▽

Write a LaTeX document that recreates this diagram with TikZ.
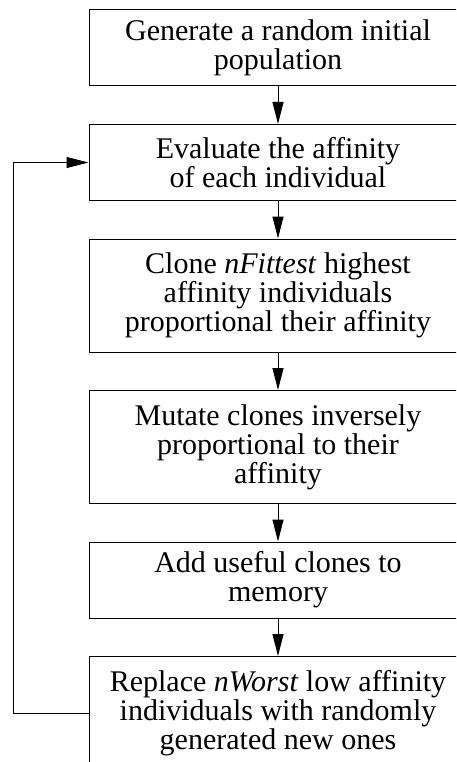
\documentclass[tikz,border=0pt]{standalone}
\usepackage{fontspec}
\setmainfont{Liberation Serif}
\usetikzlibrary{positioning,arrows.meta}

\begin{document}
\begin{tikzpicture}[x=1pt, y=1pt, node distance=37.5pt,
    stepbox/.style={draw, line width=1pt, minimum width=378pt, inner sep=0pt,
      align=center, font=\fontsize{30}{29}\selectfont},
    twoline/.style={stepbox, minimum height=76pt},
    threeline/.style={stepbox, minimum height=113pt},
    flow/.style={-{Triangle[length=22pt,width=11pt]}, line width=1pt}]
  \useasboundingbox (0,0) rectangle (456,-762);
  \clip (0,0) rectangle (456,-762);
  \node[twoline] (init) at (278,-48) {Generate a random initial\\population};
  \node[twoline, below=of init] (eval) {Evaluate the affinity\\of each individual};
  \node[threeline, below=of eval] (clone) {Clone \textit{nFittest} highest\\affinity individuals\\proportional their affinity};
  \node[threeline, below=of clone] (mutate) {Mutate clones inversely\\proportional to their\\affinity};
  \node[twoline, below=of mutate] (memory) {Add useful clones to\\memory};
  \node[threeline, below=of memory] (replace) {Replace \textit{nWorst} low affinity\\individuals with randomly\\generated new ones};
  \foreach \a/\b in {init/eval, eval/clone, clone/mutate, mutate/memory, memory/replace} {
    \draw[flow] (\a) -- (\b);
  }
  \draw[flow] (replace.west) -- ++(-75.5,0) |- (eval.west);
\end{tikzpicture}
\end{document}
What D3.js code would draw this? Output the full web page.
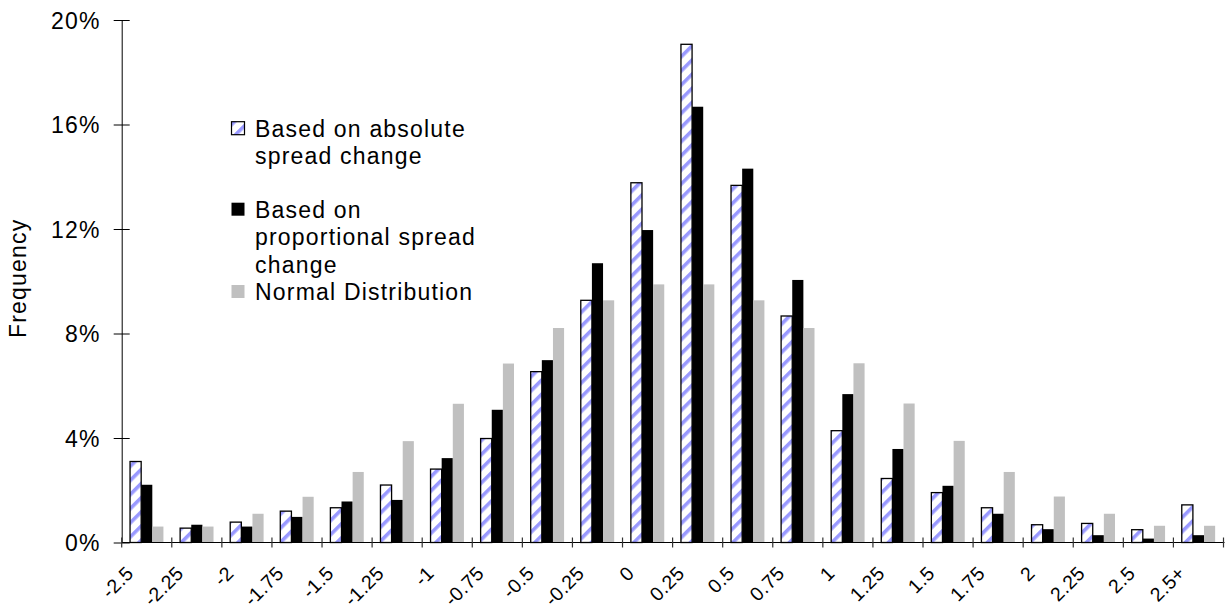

△

> _PROBLEM TO WORK ON_
Every entry must be reproduced exactly, with the images left out.

> _SOLUTION_
Write a LaTeX document that recreates this diagram with TikZ.
\documentclass[tikz,border=0pt]{standalone}
\usepackage{fontspec}
\setmainfont{Liberation Serif}
\usetikzlibrary{positioning,arrows.meta}

\begin{document}
\begin{tikzpicture}[x=1pt, y=1pt, node distance=37.5pt,
    stepbox/.style={draw, line width=1pt, minimum width=378pt, inner sep=0pt,
      align=center, font=\fontsize{30}{29}\selectfont},
    twoline/.style={stepbox, minimum height=76pt},
    threeline/.style={stepbox, minimum height=113pt},
    flow/.style={-{Triangle[length=22pt,width=11pt]}, line width=1pt}]
  \useasboundingbox (0,0) rectangle (456,-762);
  \clip (0,0) rectangle (456,-762);
  \node[twoline] (init) at (278,-48) {Generate a random initial\\population};
  \node[twoline, below=of init] (eval) {Evaluate the affinity\\of each individual};
  \node[threeline, below=of eval] (clone) {Clone \textit{nFittest} highest\\affinity individuals\\proportional their affinity};
  \node[threeline, below=of clone] (mutate) {Mutate clones inversely\\proportional to their\\affinity};
  \node[twoline, below=of mutate] (memory) {Add useful clones to\\memory};
  \node[threeline, below=of memory] (replace) {Replace \textit{nWorst} low affinity\\individuals with randomly\\generated new ones};
  \foreach \a/\b in {init/eval, eval/clone, clone/mutate, mutate/memory, memory/replace} {
    \draw[flow] (\a) -- (\b);
  }
  \draw[flow] (replace.west) -- ++(-75.5,0) |- (eval.west);
\end{tikzpicture}
\end{document}
What D3.js code would draw this? Output the full web page.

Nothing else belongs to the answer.